What are RPO and RTO and why do they matter?
RPO and RTO are the two fundamental metrics that define a system's disaster recovery requirements. They are not technical metrics — they are business requirements that translate into technical architecture decisions.
**Recovery Point Objective (RPO)** is the maximum acceptable amount of data loss measured in time. If your RPO is 1 hour, your recovery strategy must ensure you can restore the system to a state no older than 1 hour ago. RPO is determined by asking: "If we lost all data after a certain point, how much data loss can the business tolerate?" A payment processor might have RPO = 0 (zero data loss). A blog might accept RPO = 24 hours.
**Recovery Time Objective (RTO)** is the maximum acceptable downtime — the time from a failure event to full service restoration.
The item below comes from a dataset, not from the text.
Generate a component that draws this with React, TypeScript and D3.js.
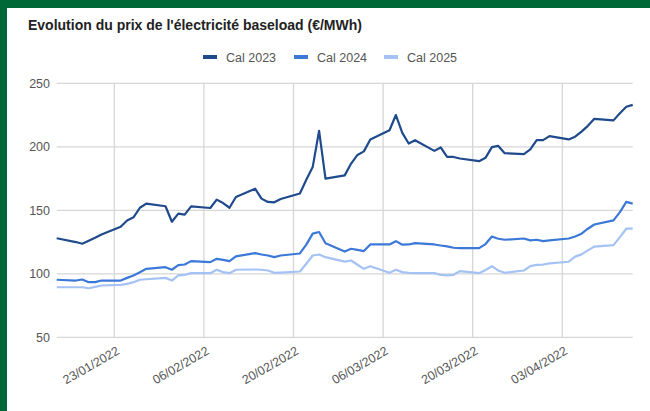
import React from 'react';
import * as d3 from 'd3';

// trading days (mm-dd, 2022)
const days = [
  '01-14', '01-17', '01-18', '01-19', '01-20', '01-21', '01-24', '01-25', '01-26', '01-27', '01-28', '01-31',
  '02-01', '02-02', '02-03', '02-04', '02-07', '02-08', '02-09', '02-10', '02-11', '02-14', '02-15', '02-16',
  '02-17', '02-18', '02-21', '02-22', '02-23', '02-24', '02-25', '02-28',
  '03-01', '03-02', '03-03', '03-04', '03-07', '03-08', '03-09', '03-10', '03-11', '03-14', '03-15', '03-16',
  '03-17', '03-18', '03-21', '03-22', '03-23', '03-24', '03-25', '03-28', '03-29', '03-30', '03-31',
  '04-01', '04-04', '04-05', '04-06', '04-07', '04-08', '04-11', '04-12', '04-13', '04-14'
];

const cal2023 = [
  128, 125, 123.7, 126, 128.4, 131, 137, 142, 144.5, 152, 155.3, 153.2,
  141, 147.4, 146.6, 153.1, 151.8, 158.4, 155.7, 152, 160.5, 167, 159.2, 156.6,
  156.3, 158.9, 163.2, 174, 184, 212.6, 175, 177.5,
  186.8, 193.6, 196.4, 205.8, 213, 225, 211, 202.6, 205.2, 196.8, 199.5, 192,
  192, 190.8, 188.7, 191.3, 199.7, 200.7, 195, 194.2, 197.9, 205.2, 205.2,
  208.4, 205.8, 208, 212, 216.5, 222, 220.8, 226.4, 231.5, 233
];

const cal2024 = [
  95.3, 94.7, 95.5, 93.4, 93.4, 94.7, 94.7, 96.8, 98.7, 101.3, 103.9, 105.2,
  103.2, 106.8, 107.3, 110, 109.2, 111.8, 111, 110, 113.7, 116.3, 115.2, 114.4,
  113.1, 114.4, 116, 123, 131.6, 132.9, 124, 117.5,
  119.7, 118.9, 117.9, 123.1, 123.1, 125.7, 122.9, 123.1, 124.2, 123.1, 122.3, 121.6,
  120.5, 120.2, 120.2, 123.4, 129.4, 127.6, 126.8, 127.8, 126.3, 126.8, 125.7,
  126.3, 127.8, 129.4, 131.6, 135.5, 138.8, 142.1, 148.6, 156.6, 155.3
];

const cal2025 = [
  89.4, 89.4, 89.4, 88.6, 89.7, 90.8, 91.3, 92.1, 93.4, 95.3, 95.7, 96.8,
  94.7, 98.7, 99.2, 100.5, 100.5, 103.2, 101.3, 100.5, 103.2, 103.4, 103.2, 102.6,
  100.8, 101, 101.8, 107.9, 114.4, 115.2, 113.1, 109.6,
  110.5, 107.1, 103.9, 106, 100.8, 103.2, 101.3, 100.8, 100.5, 100.5, 99.2, 98.7,
  99.2, 102.1, 100.5, 103, 106, 102.6, 100.8, 102.6, 106, 107, 107.3,
  108.2, 109.5, 113.5, 115.3, 118.4, 121.4, 122.6, 128.9, 135.5, 135.5
];

const seriesNames = ['Cal 2023', 'Cal 2024', 'Cal 2025'];
const seriesColors = ['#1f4a8c', '#3c78d8', '#a4c2f4'];
const yTicks = [50, 100, 150, 200, 250];
const xTicks = ['01-23', '02-06', '02-20', '03-06', '03-20', '04-03'];

const toDate = (s: string) => new Date(2022, +s.slice(0, 2) - 1, +s.slice(3, 5));

const App = () => {
  const W = 650, H = 411;
  const left = 56.7, right = 632.7, top = 83.3, bottom = 337.3;
  const font = 'Arial, "Liberation Sans", sans-serif';

  const x = d3.scaleTime().domain([toDate('01-14'), toDate('04-14')]).range([left, right]);
  const y = d3.scaleLinear().domain([50, 250]).range([bottom, top]);
  const fmt = d3.timeFormat('%d/%m/%Y');

  const dates = days.map(toDate);
  const all = [cal2023, cal2024, cal2025];
  const line = d3.line<number>().x((d, i) => x(dates[i])).y(d => y(d));

  // legend layout
  const legendX = [203, 294, 384];

  return (
    <div style={{ position: 'absolute', left: 0, top: 0 }}>
      <svg width={W} height={H} style={{ display: 'block' }}>
        <rect x={0} y={0} width={W} height={H} fill="#006837" />
        <rect x={7} y={8} width={W - 7} height={H - 8} fill="#ffffff" />

        <text x={28} y={30} style={{ fontFamily: font, fontSize: '14px', fontWeight: 'bold', fill: '#222' }}>
          Evolution du prix de l'électricité baseload (€/MWh)
        </text>

        {seriesNames.map((n, i) => (
          <g key={n} transform={`translate(${legendX[i]},57)`}>
            <line x1={0} x2={14} y1={0} y2={0} stroke={seriesColors[i]} strokeWidth={4} />
            <text x={23} y={4.5} style={{ fontFamily: font, fontSize: '12.5px', fill: '#555' }}>{n}</text>
          </g>
        ))}

        {yTicks.map(t => (
          <g key={t}>
            <line x1={left} x2={right} y1={y(t)} y2={y(t)} stroke="#d6d6d6" strokeWidth={1.3} />
            <text x={50} y={y(t) + 4.5} textAnchor="end" style={{ fontFamily: font, fontSize: '12.5px', fill: '#555' }}>{t}</text>
          </g>
        ))}

        {xTicks.map(s => {
          const px = x(toDate(s));
          return (
            <g key={s}>
              <line x1={px} x2={px} y1={top} y2={bottom} stroke="#d6d6d6" strokeWidth={1.3} />
              <text transform={`translate(${px + 6},${bottom + 16}) rotate(-30)`} textAnchor="end"
                style={{ fontFamily: font, fontSize: '12.5px', fill: '#555' }}>{fmt(toDate(s))}</text>
            </g>
          );
        })}

        {all.slice().reverse().map((s, j) => {
          const i = all.length - 1 - j;
          return (
            <path key={i} d={line(s) || ''} fill="none" stroke={seriesColors[i]} strokeWidth={2.2}
              strokeLinejoin="round" />
          );
        })}
      </svg>
    </div>
  );
};

export default App;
If your RTO is 4 hours, you must be able to detect the failure, execute recovery, and restore normal service within 4 hours. RTO is determined by asking: "How long can the business operate without this system?" An e-commerce site during Black Friday might have RTO = 5 minutes. An internal analytics dashboard might have RTO = 24 hours.
These two metrics drive different technical investments:
- **Backup frequency**: To achieve RPO = 1h, you need backups every hour at minimum. Continuous WAL archiving (point-in-time recovery) approaches RPO = seconds. - **Replication**: Synchronous replication achieves RPO = 0 but adds write latency. Asynchronous replication improves write performance at the cost of RPO > 0. - **Hot standby vs. cold standby**: A hot standby (fully replicated, running) achieves RTO in seconds/minutes. A cold standby (restore from backup) might take hours — fine for RTO = 4h, not for RTO = 15min. - **Multi-AZ vs. multi-region**: Multi-AZ addresses data-center failures with low RTO/RPO. Multi-region addresses regional outages at the cost of higher replication lag (higher RPO) and more complex failover.
A common mistake is conflating RPO and RTO or designing infrastructure without explicit targets. Organizations should establish RPO/RTO per service tier, test recovery procedures regularly, and document the gap between target and actual achieved metrics. Having a 4-hour RTO target but a recovery procedure that actually takes 8 hours is a liability.
Correctly defines both RPO and RTO with clear examples, explains that they are business requirements not technical ones, and names at least two architectural implications for each.
Explains the RPO/RTO trade-off curve (lower RPO/RTO = higher cost), distinguishes synchronous vs. async replication impact on RPO, covers hot vs. cold standby for RTO, and mentions the importance of testing recovery procedures.